Lahan kurator dalam penulisan seni rupa sendiri memiliki ruang yang berbeda dengan jurnalis atau pun kritikus seni. Kendati semuanya merupakan mediator seniman dan masyarakat, namun posisi kurator tidak bisa disamakan dengan posisi penulis seni rupa lainnya. Jika dikembalikan pada pembahasan awal bahwa jurnalisme seni rupa terdominasi oleh kritik seni di tahun 1980-an, hari ini kita tidak bisa menudingkan tuduhan serupa pada kurator mengenai tenggelamnya kritikus seni hari ini karena kuratorial tidak memakan lahan kritikus sebagai apresiator kritis dalam media massa dan tidak juga menggantikan posisi kritikus dalam bagan jurnalisme seni rupa sebagai sumber informasi kritis suatu objek atau agenda seni.

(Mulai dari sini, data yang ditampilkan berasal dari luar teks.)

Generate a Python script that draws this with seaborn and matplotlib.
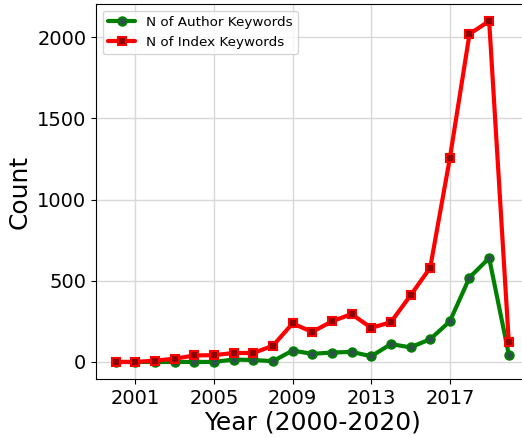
import matplotlib
matplotlib.use("Agg")
import seaborn as sns
import matplotlib.pyplot as plt
import pandas as pd

# datos
anios = list(range(2000, 2021))
author_kw = [0, 0, 0, 0, 0, 0, 15, 12, 5, 70, 50, 58, 62, 35, 110, 90, 140,
             250, 520, 640, 45]
index_kw = [0, 0, 8, 20, 40, 42, 55, 55, 100, 237, 185, 250, 295, 210, 245,
            410, 580, 1255, 2020, 2100, 120]

df = pd.DataFrame({"anio": anios, "author": author_kw, "index": index_kw})

sns.set_style("ticks", {"axes.edgecolor": "black", "text.color": "black",
                        "axes.labelcolor": "black", "xtick.color": "black",
                        "ytick.color": "black"})
fig = plt.figure(figsize=(5.22, 4.38), dpi=100)
# el eje sobresale a la derecha, como en la original
ax = fig.add_axes([0.1839, 0.1347, 0.8285, 0.8562])

sns.lineplot(data=df, x="anio", y="author", ax=ax, color="green",
             linewidth=3, marker="o", markersize=6,
             markerfacecolor="darkslategray", markeredgecolor="green",
             markeredgewidth=1.5, label="N of Author Keywords")
sns.lineplot(data=df, x="anio", y="index", ax=ax, color="red",
             linewidth=3, marker="s", markersize=6,
             markerfacecolor="darkred", markeredgecolor="red",
             markeredgewidth=1.5, label="N of Index Keywords")

ax.grid(True, color="#d8d8d8", linewidth=1)
ax.set_axisbelow(True)
ax.set_xticks([2001, 2005, 2009, 2013, 2017])
ax.set_xlim(1999, 2021)
ax.set_ylim(-105, 2205)
ax.tick_params(labelsize=14)
ax.set_xlabel("Year (2000-2020)", fontsize=18, labelpad=2)
ax.set_ylabel("Count", fontsize=18)
ax.legend(loc="upper left", fontsize=9.7)

fig.savefig("out.png", dpi=100)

Sampai di situ pembacaan atas berbagai macam peran yang berkelindan dalam medan seni rupa hingga hari ini. Baik kritikus, kolektor, maupun kurator sama-sama menyokong struktur kesenian. Hanya saja belum ada rumusan yang tepat mengenai bagaimana peran-peran tersebut bergerak secara seimbang pada medan seni rupa.
[i] Sudjojono S. 1946. Seni Lukis, Kesenian, dan Seniman. Yogyakarta: Indonesia Sekarang.
[ii] Kusnadi. 1971. Penilaian Seni untuk Menjandjung Memang “Quo Vadis”. 22 Desember.
[iii] Yuliman, Sanento. 1990. Medan Seni Lukis Kita: Permasalahan. Media Indonesia. 20 Januari.